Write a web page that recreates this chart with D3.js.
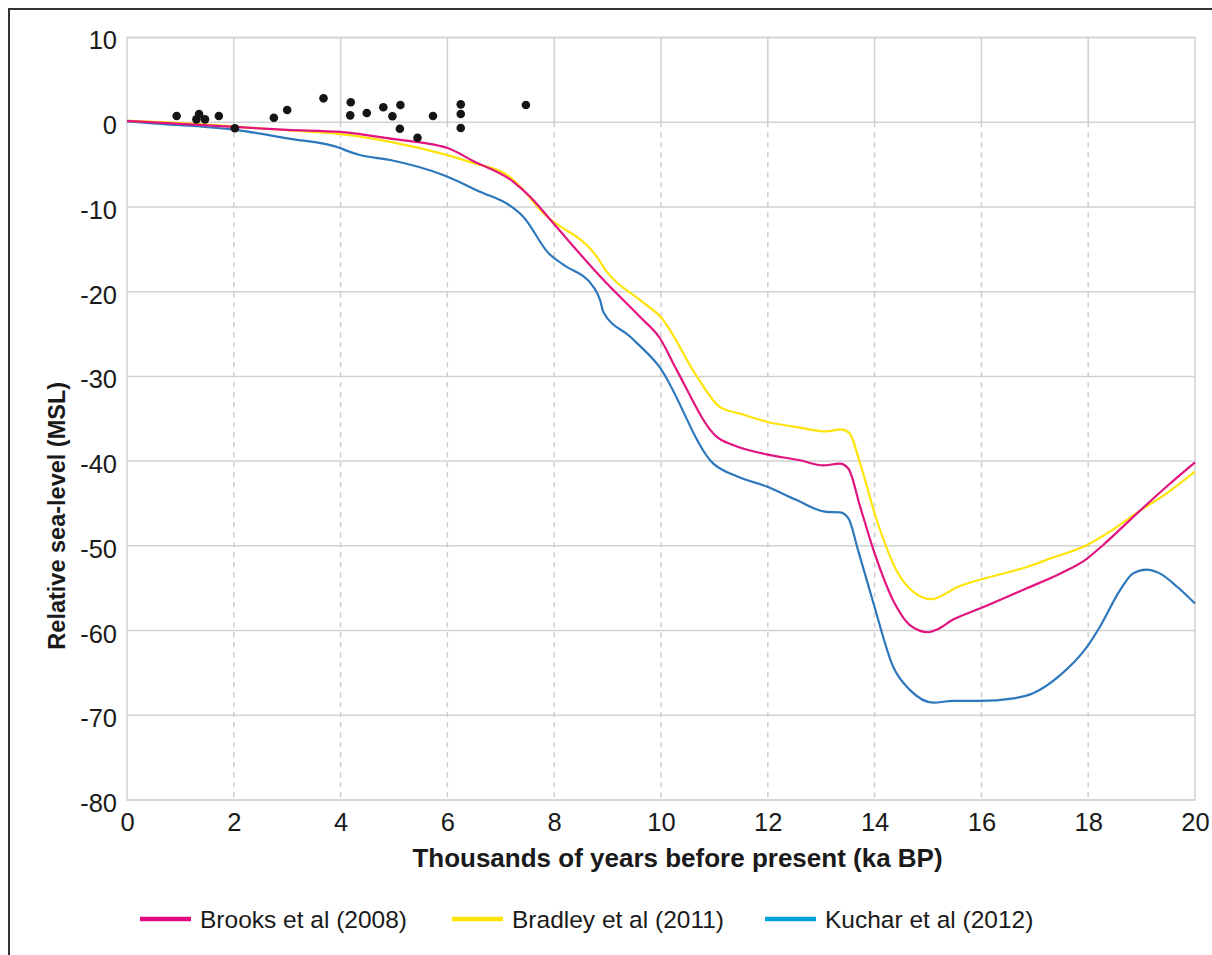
<!DOCTYPE html>
<html>
<head>
<meta charset="utf-8">
<script src="https://cdn.jsdelivr.net/npm/d3@7"></script>
<style>
  html, body { margin: 0; padding: 0; background: #fff; }
  svg { display: block; font-family: "Liberation Sans", Arial, sans-serif; }
</style>
</head>
<body>
<svg id="chart" width="1212" height="955"></svg>
<script>
// Relative sea-level reconstructions, ka BP vs metres relative to MSL
const xTicks = [0, 2, 4, 6, 8, 10, 12, 14, 16, 18, 20];
const yTicks = [10, 0, -10, -20, -30, -40, -50, -60, -70, -80];

const brooksKa  = [0, 1, 2, 3, 4, 5, 5.86, 6.0, 6.49, 7.23, 7.55, 7.98, 8.92, 9.61, 9.98, 10.29, 11.04, 11.35, 11.98, 12.6, 13.04, 13.35, 13.51, 13.73, 13.98, 14.41, 14.66, 15.01, 15.16, 15.47, 15.97, 16.85, 17.47, 17.98, 18.28, 18.91, 19.47, 20];
const brooksRsl = [0.15, -0.2, -0.55, -0.9, -1.15, -2.0, -2.8, -3.05, -4.6, -7.0, -8.8, -11.9, -18.6, -23.0, -25.5, -29.2, -37.1, -38.1, -39.2, -39.9, -40.5, -40.3, -40.9, -45.4, -50.5, -57.2, -59.35, -60.2, -59.9, -58.7, -57.4, -55.0, -53.3, -51.5, -49.9, -46.2, -43.0, -40.15];

const bradleyKa  = [0, 1, 2, 3, 4, 5, 5.86, 6.48, 7.11, 7.3, 7.8, 8.8, 8.98, 9.61, 10.01, 10.67, 11.1, 11.48, 11.98, 12.6, 13.1, 13.37, 13.53, 13.73, 14.04, 14.41, 14.72, 15.07, 15.22, 15.54, 16.0, 16.85, 17.29, 17.98, 18.41, 18.91, 19.47, 20];
const bradleyRsl = [0.15, -0.1, -0.5, -0.95, -1.4, -2.4, -3.65, -4.8, -6.2, -7.2, -10.75, -15.9, -17.6, -21.0, -23.1, -30.0, -33.6, -34.4, -35.35, -36.05, -36.5, -36.25, -36.7, -40.3, -46.95, -52.9, -55.4, -56.3, -56.0, -54.9, -53.95, -52.5, -51.5, -49.9, -48.3, -46.1, -43.8, -41.25];

const kucharKa  = [0, 0.62, 1, 2.02, 3, 3.99, 4.11, 4.36, 4.93, 5.92, 6.61, 7.2, 7.42, 7.9, 8.17, 8.73, 8.86, 8.92, 9.42, 9.95, 10.98, 11.42, 11.98, 12.54, 13.1, 13.35, 13.51, 13.69, 13.98, 14.35, 14.66, 15.1, 15.47, 15.97, 16.6, 16.97, 17.47, 17.98, 18.22, 18.6, 18.84, 19.09, 19.34, 19.66, 20];
const kucharRsl = [0.1, -0.2, -0.35, -0.9, -1.9, -3.05, -3.35, -3.87, -4.46, -6.23, -8.2, -9.97, -11.15, -15.5, -16.8, -19.4, -21.0, -22.4, -25.3, -28.7, -40.3, -41.8, -43.0, -44.6, -46.0, -46.05, -46.75, -50.5, -56.8, -64.3, -67.0, -68.5, -68.3, -68.3, -68.0, -67.4, -65.3, -61.9, -59.55, -55.2, -53.25, -52.8, -53.25, -54.8, -56.8];

// Sea-level index points
const indexKa  = [0.93, 1.30, 1.35, 1.46, 1.72, 2.02, 2.75, 3.0, 3.68, 4.19, 4.18, 4.49, 4.80, 4.97, 5.12, 5.11, 5.44, 5.73, 6.25, 6.25, 6.25, 7.47];
const indexRsl = [0.73, 0.34, 0.97, 0.34, 0.73, -0.72, 0.53, 1.44, 2.82, 2.35, 0.81, 1.09, 1.76, 0.70, 2.03, -0.77, -1.83, 0.73, 2.11, 0.97, -0.68, 2.03];

const seriesNames = ["Brooks et al (2008)", "Bradley et al (2011)", "Kuchar et al (2012)"];

const svg = d3.select("#chart");

// Outer frame
svg.append("rect")
  .attr("x", 9).attr("y", 9).attr("width", 1300).attr("height", 1000)
  .attr("fill", "none").attr("stroke", "#333").attr("stroke-width", 2);

const x = d3.scaleLinear().domain([0, 20]).range([127, 1195]);
const y = d3.scaleLinear().domain([-80, 10]).range([800, 37.5]);

const grid = svg.append("g");
// Horizontal gridlines
grid.selectAll("line.h").data(yTicks).join("line")
  .attr("x1", x(0)).attr("x2", x(20))
  .attr("y1", d => y(d)).attr("y2", d => y(d))
  .attr("stroke", "#d2d2d2").attr("stroke-width", 1.5);
// Vertical gridlines: solid above zero, dashed below
const inner = xTicks.filter(d => d > 0 && d < 20);
grid.selectAll("line.vs").data(inner).join("line")
  .attr("x1", d => x(d)).attr("x2", d => x(d))
  .attr("y1", y(10)).attr("y2", y(0))
  .attr("stroke", "#d2d2d2").attr("stroke-width", 1.5);
grid.selectAll("line.vd").data(inner).join("line")
  .attr("x1", d => x(d)).attr("x2", d => x(d))
  .attr("y1", y(0)).attr("y2", y(-80))
  .attr("stroke", "#cccccc").attr("stroke-width", 1.5)
  .attr("stroke-dasharray", "5,5");
// Plot frame
grid.append("rect")
  .attr("x", x(0)).attr("y", y(10))
  .attr("width", x(20) - x(0)).attr("height", y(-80) - y(10))
  .attr("fill", "none").attr("stroke", "#d2d2d2").attr("stroke-width", 1.5);

// Axes (plain hyphen-minus in labels)
const plain = d => String(d);
const xAxis = svg.append("g")
  .attr("transform", `translate(0,${y(-80)})`)
  .call(d3.axisBottom(x).tickValues(xTicks).tickSize(0).tickPadding(13).tickFormat(plain));
const yAxis = svg.append("g")
  .attr("transform", `translate(${x(0)},0)`)
  .call(d3.axisLeft(y).tickValues(yTicks).tickSize(0).tickPadding(10).tickFormat(plain));
[xAxis, yAxis].forEach(a => {
  a.select(".domain").remove();
  a.selectAll("text").attr("font-family", "Liberation Sans, Arial, sans-serif")
    .attr("font-size", 25.5).attr("fill", "#1a1a1a");
});
yAxis.selectAll("text").attr("dy", "0.45em");

// Axis titles
svg.append("text")
  .attr("x", 677.5).attr("y", 867)
  .attr("text-anchor", "middle").attr("font-weight", "bold").attr("font-size", 26)
  .attr("fill", "#1a1a1a")
  .text("Thousands of years before present (ka BP)");
svg.append("text")
  .attr("transform", `translate(65,${(y(10) + y(-80)) / 2 + 97}) rotate(-90)`)
  .attr("text-anchor", "middle").attr("font-weight", "bold").attr("font-size", 23.5)
  .attr("fill", "#1a1a1a")
  .text("Relative sea-level (MSL)");

// Curves
const line = d3.line().x(d => x(d[0])).y(d => y(d[1])).curve(d3.curveMonotoneX);
const series = [
  { ka: kucharKa,  rsl: kucharRsl,  color: "#2d77bd" },
  { ka: bradleyKa, rsl: bradleyRsl, color: "#ffe30a" },
  { ka: brooksKa,  rsl: brooksRsl,  color: "#e2147f" }
];
svg.append("g").selectAll("path").data(series).join("path")
  .attr("d", s => line(s.ka.map((k, i) => [k, s.rsl[i]])))
  .attr("fill", "none")
  .attr("stroke", s => s.color)
  .attr("stroke-width", 2.2)
  .attr("stroke-linejoin", "round");

// Index points
svg.append("g").selectAll("circle").data(indexKa.map((k, i) => [k, indexRsl[i]])).join("circle")
  .attr("cx", d => x(d[0])).attr("cy", d => y(d[1])).attr("r", 4.3)
  .attr("fill", "#151515");

// Legend
const legendColors = ["#e5097f", "#ffe500", "#00a0da"];
const legendX = [140, 452, 765];
const legend = svg.append("g").selectAll("g").data(seriesNames).join("g")
  .attr("transform", (d, i) => `translate(${legendX[i]},919)`);
legend.append("line")
  .attr("x1", 0).attr("x2", 51).attr("y1", 0).attr("y2", 0)
  .attr("stroke", (d, i) => legendColors[i]).attr("stroke-width", 4.5);
legend.append("text")
  .attr("x", 60).attr("y", 8.5)
  .attr("font-size", 24.5).attr("fill", "#1a1a1a")
  .text(d => d);
</script>
</body>
</html>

——————————

> **SHORT TASK**: Return only the lines running from the top of the data to the line that holds "-60, -70, -80];". Include both of those lines, but skip the pictures.

> **IN RESPONSE**:
Write a web page that recreates this chart with D3.js.
<!DOCTYPE html>
<html>
<head>
<meta charset="utf-8">
<script src="https://cdn.jsdelivr.net/npm/d3@7"></script>
<style>
  html, body { margin: 0; padding: 0; background: #fff; }
  svg { display: block; font-family: "Liberation Sans", Arial, sans-serif; }
</style>
</head>
<body>
<svg id="chart" width="1212" height="955"></svg>
<script>
// Relative sea-level reconstructions, ka BP vs metres relative to MSL
const xTicks = [0, 2, 4, 6, 8, 10, 12, 14, 16, 18, 20];
const yTicks = [10, 0, -10, -20, -30, -40, -50, -60, -70, -80];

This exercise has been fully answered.